→ Exercise prompt: It is required that the lines from the top of the listing through the line with "const keyTicksC = [-5, 0, 5];" be reproduced exactly, excluding pictures.
════════════════
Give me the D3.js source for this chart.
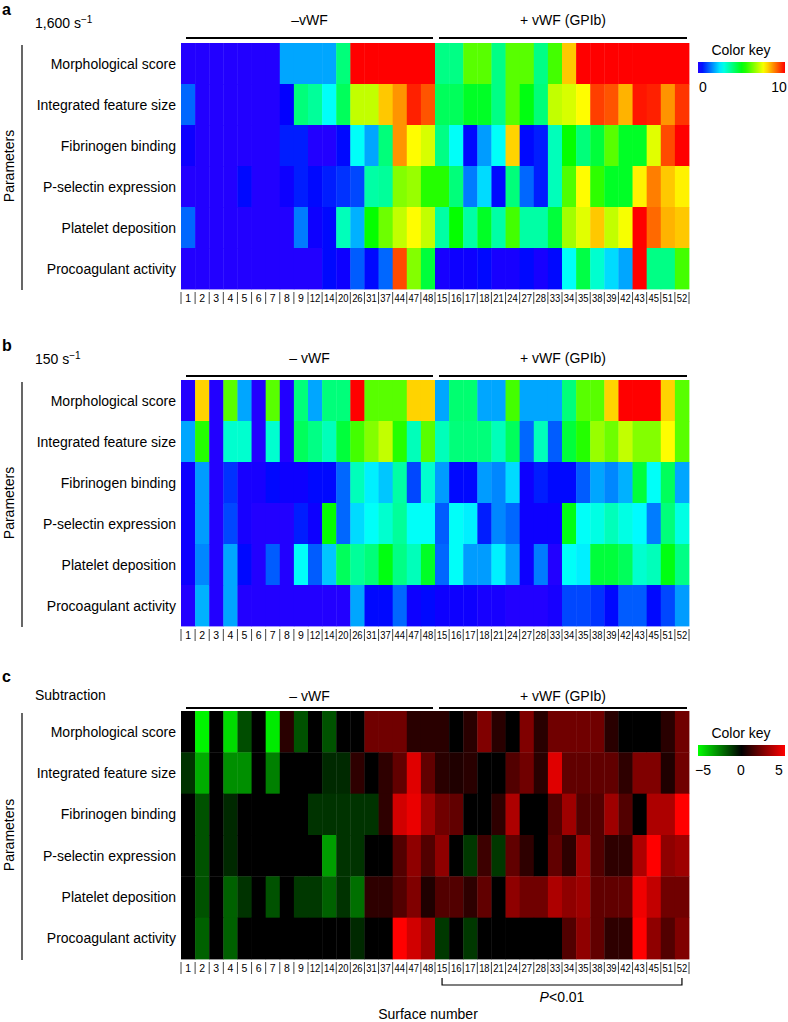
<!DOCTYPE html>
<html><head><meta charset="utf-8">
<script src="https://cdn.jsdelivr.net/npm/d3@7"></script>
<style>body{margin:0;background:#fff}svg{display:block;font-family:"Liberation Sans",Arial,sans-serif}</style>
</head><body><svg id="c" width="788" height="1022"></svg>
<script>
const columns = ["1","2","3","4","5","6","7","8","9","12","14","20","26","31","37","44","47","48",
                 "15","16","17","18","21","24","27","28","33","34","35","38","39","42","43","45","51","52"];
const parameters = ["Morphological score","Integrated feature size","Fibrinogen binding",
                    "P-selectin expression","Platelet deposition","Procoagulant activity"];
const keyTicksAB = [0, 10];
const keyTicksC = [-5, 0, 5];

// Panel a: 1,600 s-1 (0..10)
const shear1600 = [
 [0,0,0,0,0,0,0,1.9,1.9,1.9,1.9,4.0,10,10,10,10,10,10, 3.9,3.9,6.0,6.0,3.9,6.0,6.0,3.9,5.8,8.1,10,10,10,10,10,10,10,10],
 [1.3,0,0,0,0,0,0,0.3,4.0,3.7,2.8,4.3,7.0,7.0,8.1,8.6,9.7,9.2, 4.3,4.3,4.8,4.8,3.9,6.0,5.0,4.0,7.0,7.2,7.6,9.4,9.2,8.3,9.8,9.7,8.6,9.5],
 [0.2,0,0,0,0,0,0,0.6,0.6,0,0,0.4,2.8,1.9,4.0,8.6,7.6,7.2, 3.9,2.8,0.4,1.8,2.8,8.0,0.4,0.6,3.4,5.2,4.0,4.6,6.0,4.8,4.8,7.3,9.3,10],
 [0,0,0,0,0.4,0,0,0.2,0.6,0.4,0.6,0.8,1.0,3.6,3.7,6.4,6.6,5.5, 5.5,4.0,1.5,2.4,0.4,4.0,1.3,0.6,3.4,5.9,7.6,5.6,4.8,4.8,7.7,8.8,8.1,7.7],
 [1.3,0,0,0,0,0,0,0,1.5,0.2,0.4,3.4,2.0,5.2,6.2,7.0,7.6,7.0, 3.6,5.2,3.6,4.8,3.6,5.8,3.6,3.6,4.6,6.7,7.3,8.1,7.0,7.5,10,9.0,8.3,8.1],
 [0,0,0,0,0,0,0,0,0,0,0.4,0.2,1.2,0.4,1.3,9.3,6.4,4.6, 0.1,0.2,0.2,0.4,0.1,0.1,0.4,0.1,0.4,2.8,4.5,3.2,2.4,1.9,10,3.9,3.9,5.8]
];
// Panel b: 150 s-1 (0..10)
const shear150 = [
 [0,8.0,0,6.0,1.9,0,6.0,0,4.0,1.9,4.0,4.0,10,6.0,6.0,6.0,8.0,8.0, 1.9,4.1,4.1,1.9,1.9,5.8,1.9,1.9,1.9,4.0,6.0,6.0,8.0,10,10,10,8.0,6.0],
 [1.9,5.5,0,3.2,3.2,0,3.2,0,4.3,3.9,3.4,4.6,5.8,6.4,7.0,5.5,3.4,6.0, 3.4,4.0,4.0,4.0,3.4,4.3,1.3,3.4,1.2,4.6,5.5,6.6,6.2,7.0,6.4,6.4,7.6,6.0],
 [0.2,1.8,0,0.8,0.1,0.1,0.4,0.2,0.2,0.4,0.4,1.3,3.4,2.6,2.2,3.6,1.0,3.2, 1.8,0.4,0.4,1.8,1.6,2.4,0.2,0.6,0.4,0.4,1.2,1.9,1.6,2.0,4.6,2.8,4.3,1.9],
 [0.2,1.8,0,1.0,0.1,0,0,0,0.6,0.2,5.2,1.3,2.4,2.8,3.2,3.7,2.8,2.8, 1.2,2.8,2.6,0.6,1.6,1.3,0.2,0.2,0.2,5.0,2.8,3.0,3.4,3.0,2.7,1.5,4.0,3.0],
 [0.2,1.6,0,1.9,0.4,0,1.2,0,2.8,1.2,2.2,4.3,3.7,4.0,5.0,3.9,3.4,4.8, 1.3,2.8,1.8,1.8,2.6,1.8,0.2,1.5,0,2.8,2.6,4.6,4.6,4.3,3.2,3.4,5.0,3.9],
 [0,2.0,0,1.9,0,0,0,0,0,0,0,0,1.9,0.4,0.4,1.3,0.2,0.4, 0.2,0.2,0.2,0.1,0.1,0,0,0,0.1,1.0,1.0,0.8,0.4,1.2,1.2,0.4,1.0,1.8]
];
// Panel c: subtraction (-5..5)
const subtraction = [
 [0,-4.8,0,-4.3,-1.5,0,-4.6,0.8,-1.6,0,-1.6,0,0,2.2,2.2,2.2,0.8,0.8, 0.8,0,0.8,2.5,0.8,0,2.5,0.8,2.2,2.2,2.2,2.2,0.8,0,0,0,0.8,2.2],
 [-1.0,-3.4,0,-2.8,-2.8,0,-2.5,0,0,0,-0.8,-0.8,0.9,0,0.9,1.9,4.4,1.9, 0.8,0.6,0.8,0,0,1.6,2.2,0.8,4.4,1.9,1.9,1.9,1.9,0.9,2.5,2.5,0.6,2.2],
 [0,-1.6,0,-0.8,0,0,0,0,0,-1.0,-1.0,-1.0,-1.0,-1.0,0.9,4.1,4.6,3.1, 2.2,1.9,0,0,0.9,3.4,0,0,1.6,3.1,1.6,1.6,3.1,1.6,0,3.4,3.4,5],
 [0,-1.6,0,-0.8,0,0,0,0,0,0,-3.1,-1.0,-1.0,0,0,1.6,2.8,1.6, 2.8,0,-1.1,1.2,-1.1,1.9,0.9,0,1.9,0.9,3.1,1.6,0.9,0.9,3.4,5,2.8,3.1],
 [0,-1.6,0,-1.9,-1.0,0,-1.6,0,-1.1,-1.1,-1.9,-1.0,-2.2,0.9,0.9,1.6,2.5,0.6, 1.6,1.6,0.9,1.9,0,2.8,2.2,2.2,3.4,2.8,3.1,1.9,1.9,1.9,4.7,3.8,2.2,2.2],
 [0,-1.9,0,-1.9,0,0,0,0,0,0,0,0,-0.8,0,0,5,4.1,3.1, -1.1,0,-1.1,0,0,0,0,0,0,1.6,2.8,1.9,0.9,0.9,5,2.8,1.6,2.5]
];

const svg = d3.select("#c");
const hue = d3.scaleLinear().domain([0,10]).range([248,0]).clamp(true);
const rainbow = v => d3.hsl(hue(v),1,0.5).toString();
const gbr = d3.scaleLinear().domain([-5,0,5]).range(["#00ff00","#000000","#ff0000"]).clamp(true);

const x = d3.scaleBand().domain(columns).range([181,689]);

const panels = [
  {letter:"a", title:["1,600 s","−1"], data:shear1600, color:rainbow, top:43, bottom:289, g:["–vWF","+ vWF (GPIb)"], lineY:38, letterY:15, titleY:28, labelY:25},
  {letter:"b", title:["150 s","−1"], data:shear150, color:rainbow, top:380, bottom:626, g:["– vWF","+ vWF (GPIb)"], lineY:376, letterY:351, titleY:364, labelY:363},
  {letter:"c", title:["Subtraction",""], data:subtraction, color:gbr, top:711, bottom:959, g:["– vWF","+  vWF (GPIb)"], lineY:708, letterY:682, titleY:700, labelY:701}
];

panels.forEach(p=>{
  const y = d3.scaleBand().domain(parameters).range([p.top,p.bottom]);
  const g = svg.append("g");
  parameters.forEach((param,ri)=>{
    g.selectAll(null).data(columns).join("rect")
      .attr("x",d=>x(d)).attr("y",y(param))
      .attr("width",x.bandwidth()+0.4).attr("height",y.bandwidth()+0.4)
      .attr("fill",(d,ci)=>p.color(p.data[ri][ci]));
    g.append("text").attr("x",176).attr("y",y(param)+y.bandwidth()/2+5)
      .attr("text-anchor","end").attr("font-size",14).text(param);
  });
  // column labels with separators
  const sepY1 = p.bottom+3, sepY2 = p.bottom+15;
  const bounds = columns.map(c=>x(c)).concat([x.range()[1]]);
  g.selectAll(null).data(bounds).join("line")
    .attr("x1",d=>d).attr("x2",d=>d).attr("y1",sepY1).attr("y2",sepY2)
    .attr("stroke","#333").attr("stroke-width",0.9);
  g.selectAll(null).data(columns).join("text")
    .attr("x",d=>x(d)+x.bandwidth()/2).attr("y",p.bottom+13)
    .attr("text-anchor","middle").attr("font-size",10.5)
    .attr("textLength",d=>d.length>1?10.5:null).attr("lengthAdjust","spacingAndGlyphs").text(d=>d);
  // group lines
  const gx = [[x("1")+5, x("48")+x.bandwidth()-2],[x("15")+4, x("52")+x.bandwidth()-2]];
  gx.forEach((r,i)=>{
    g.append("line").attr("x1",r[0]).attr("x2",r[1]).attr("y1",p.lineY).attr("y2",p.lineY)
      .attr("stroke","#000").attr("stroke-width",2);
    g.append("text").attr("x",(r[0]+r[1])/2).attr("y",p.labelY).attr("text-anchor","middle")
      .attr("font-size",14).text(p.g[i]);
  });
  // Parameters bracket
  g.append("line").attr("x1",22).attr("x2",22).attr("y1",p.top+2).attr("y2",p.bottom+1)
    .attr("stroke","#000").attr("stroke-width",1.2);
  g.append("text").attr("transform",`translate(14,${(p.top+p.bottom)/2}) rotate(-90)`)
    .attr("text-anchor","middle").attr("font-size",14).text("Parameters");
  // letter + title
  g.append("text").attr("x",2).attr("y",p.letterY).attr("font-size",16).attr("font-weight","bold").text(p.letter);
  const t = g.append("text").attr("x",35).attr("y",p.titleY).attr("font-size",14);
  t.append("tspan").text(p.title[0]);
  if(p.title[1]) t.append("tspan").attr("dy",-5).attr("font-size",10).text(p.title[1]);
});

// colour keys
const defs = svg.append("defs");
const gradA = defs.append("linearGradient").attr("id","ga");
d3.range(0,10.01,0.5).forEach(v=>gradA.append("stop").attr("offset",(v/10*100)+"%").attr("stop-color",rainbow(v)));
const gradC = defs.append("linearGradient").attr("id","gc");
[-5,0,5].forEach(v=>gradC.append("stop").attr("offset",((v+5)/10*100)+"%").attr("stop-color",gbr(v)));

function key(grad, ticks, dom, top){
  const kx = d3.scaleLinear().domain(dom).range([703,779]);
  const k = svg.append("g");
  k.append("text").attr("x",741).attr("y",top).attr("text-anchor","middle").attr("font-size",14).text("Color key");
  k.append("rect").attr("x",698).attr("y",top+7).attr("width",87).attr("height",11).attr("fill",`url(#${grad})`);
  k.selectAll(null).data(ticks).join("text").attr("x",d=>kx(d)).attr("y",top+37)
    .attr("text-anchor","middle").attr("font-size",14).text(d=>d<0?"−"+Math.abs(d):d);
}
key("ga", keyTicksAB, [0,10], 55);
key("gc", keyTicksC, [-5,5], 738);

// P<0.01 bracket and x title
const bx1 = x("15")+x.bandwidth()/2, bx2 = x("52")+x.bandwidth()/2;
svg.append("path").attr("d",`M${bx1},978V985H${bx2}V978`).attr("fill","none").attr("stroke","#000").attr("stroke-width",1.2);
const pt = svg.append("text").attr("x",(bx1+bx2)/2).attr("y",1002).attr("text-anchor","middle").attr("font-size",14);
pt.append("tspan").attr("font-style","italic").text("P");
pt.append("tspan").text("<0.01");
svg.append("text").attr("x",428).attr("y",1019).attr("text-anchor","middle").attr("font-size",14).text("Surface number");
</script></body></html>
════════════════
→ Reply:
Give me the D3.js source for this chart.
<!DOCTYPE html>
<html><head><meta charset="utf-8">
<script src="https://cdn.jsdelivr.net/npm/d3@7"></script>
<style>body{margin:0;background:#fff}svg{display:block;font-family:"Liberation Sans",Arial,sans-serif}</style>
</head><body><svg id="c" width="788" height="1022"></svg>
<script>
const columns = ["1","2","3","4","5","6","7","8","9","12","14","20","26","31","37","44","47","48",
                 "15","16","17","18","21","24","27","28","33","34","35","38","39","42","43","45","51","52"];
const parameters = ["Morphological score","Integrated feature size","Fibrinogen binding",
                    "P-selectin expression","Platelet deposition","Procoagulant activity"];
const keyTicksAB = [0, 10];
const keyTicksC = [-5, 0, 5];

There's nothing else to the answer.